THE EXERCISE: Everything from the first line of the data through the line with "iops_max = 5.35" is to be echoed exactly, minus the pictures.

INFORMATION SHOWN:
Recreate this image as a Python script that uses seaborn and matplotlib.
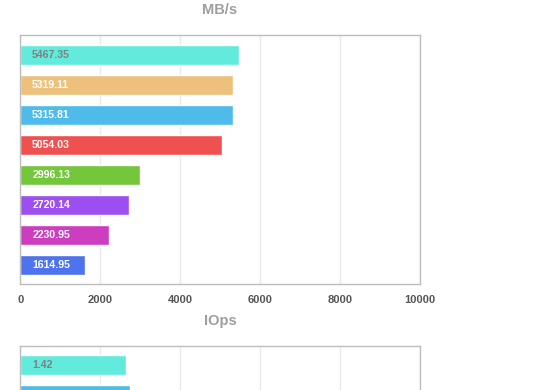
import numpy as np
import pandas as pd
import seaborn as sns
import matplotlib.pyplot as plt

sns.set_theme(style='white')
plt.rcParams['font.family'] = ['Liberation Sans', 'DejaVu Sans']

# values
mbps_values = [5467.35, 5319.11, 5315.81, 5054.03, 2996.13, 2720.14, 2230.95, 1614.95]
mbps_labels = ['5467.35', '5319.11', '5315.81', '5054.03', '2996.13', '2720.14', '2230.95', '1614.95']
mbps_colors = ['#62EADC', '#EDC07C', '#4FBBEA', '#EF5150',
               '#74C63A', '#9C4FEE', '#CC3DBF', '#4E73EE']
mbps_ticks = [0, 2000, 4000, 6000, 8000, 10000]

# only the first two IOps bars are visible, second label is cut off
iops_values = [1.42, 1.47]
iops_labels = ['1.42']
iops_colors = ['#62EADC', '#4FBBEA']
iops_max = 5.35


def draw_bars(ax, values, labels, colors, xmax):
    df = pd.DataFrame({'run': [str(i) for i in range(len(values))], 'value': values})
    sns.barplot(data=df, x='value', y='run', hue='run', palette=colors,
                legend=False, orient='h', width=0.667, saturation=1, ax=ax)
    for i, txt in enumerate(labels):
        ax.text(0.03, i, txt, transform=ax.get_yaxis_transform(), va='center', ha='left',
                fontsize=7.6, fontweight='bold',
                color='#808080' if i == 0 else 'white')
    ax.set_xlim(0, xmax)
    ax.set_ylim(7.65, -0.65)
    ax.set_yticks([])
    ax.set_xlabel('')
    ax.set_ylabel('')
    ax.grid(axis='x', color='#EAEAEA', lw=1)
    ax.set_axisbelow(True)
    for s in ax.spines.values():
        s.set_color('#BDBDBD')
        s.set_linewidth(1)


fig = plt.figure(figsize=(5.6, 3.9), dpi=100)
ax1 = fig.add_axes([0.036, 0.271, 0.7134, 0.6385])
ax2 = fig.add_axes([0.036, -0.525, 0.7134, 0.6385])

draw_bars(ax1, mbps_values, mbps_labels, mbps_colors, 10000)
ax1.set_xticks(mbps_ticks)
ax1.set_xticklabels([str(t) for t in mbps_ticks])
ax1.tick_params(axis='x', length=0, pad=8, labelsize=8, labelcolor='#555555')
for lbl in ax1.get_xticklabels():
    lbl.set_fontweight('bold')

draw_bars(ax2, iops_values, iops_labels, iops_colors, iops_max)
ax2.set_xticks(np.linspace(0, iops_max, 6))
ax2.set_xticklabels([])
ax2.tick_params(axis='x', length=0)

fig.text(220 / 560, 1 - 10.5 / 390, 'MB/s', ha='center', va='center',
         fontsize=10.5, fontweight='bold', color='#9E9E9E')
fig.text(220 / 560, 1 - 321 / 390, 'IOps', ha='center', va='center',
         fontsize=10.5, fontweight='bold', color='#9E9E9E')

fig.savefig('out.png', dpi=100)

WRITTEN ANSWER:
Recreate this image as a Python script that uses seaborn and matplotlib.
import numpy as np
import pandas as pd
import seaborn as sns
import matplotlib.pyplot as plt

sns.set_theme(style='white')
plt.rcParams['font.family'] = ['Liberation Sans', 'DejaVu Sans']

# values
mbps_values = [5467.35, 5319.11, 5315.81, 5054.03, 2996.13, 2720.14, 2230.95, 1614.95]
mbps_labels = ['5467.35', '5319.11', '5315.81', '5054.03', '2996.13', '2720.14', '2230.95', '1614.95']
mbps_colors = ['#62EADC', '#EDC07C', '#4FBBEA', '#EF5150',
               '#74C63A', '#9C4FEE', '#CC3DBF', '#4E73EE']
mbps_ticks = [0, 2000, 4000, 6000, 8000, 10000]

# only the first two IOps bars are visible, second label is cut off
iops_values = [1.42, 1.47]
iops_labels = ['1.42']
iops_colors = ['#62EADC', '#4FBBEA']
iops_max = 5.35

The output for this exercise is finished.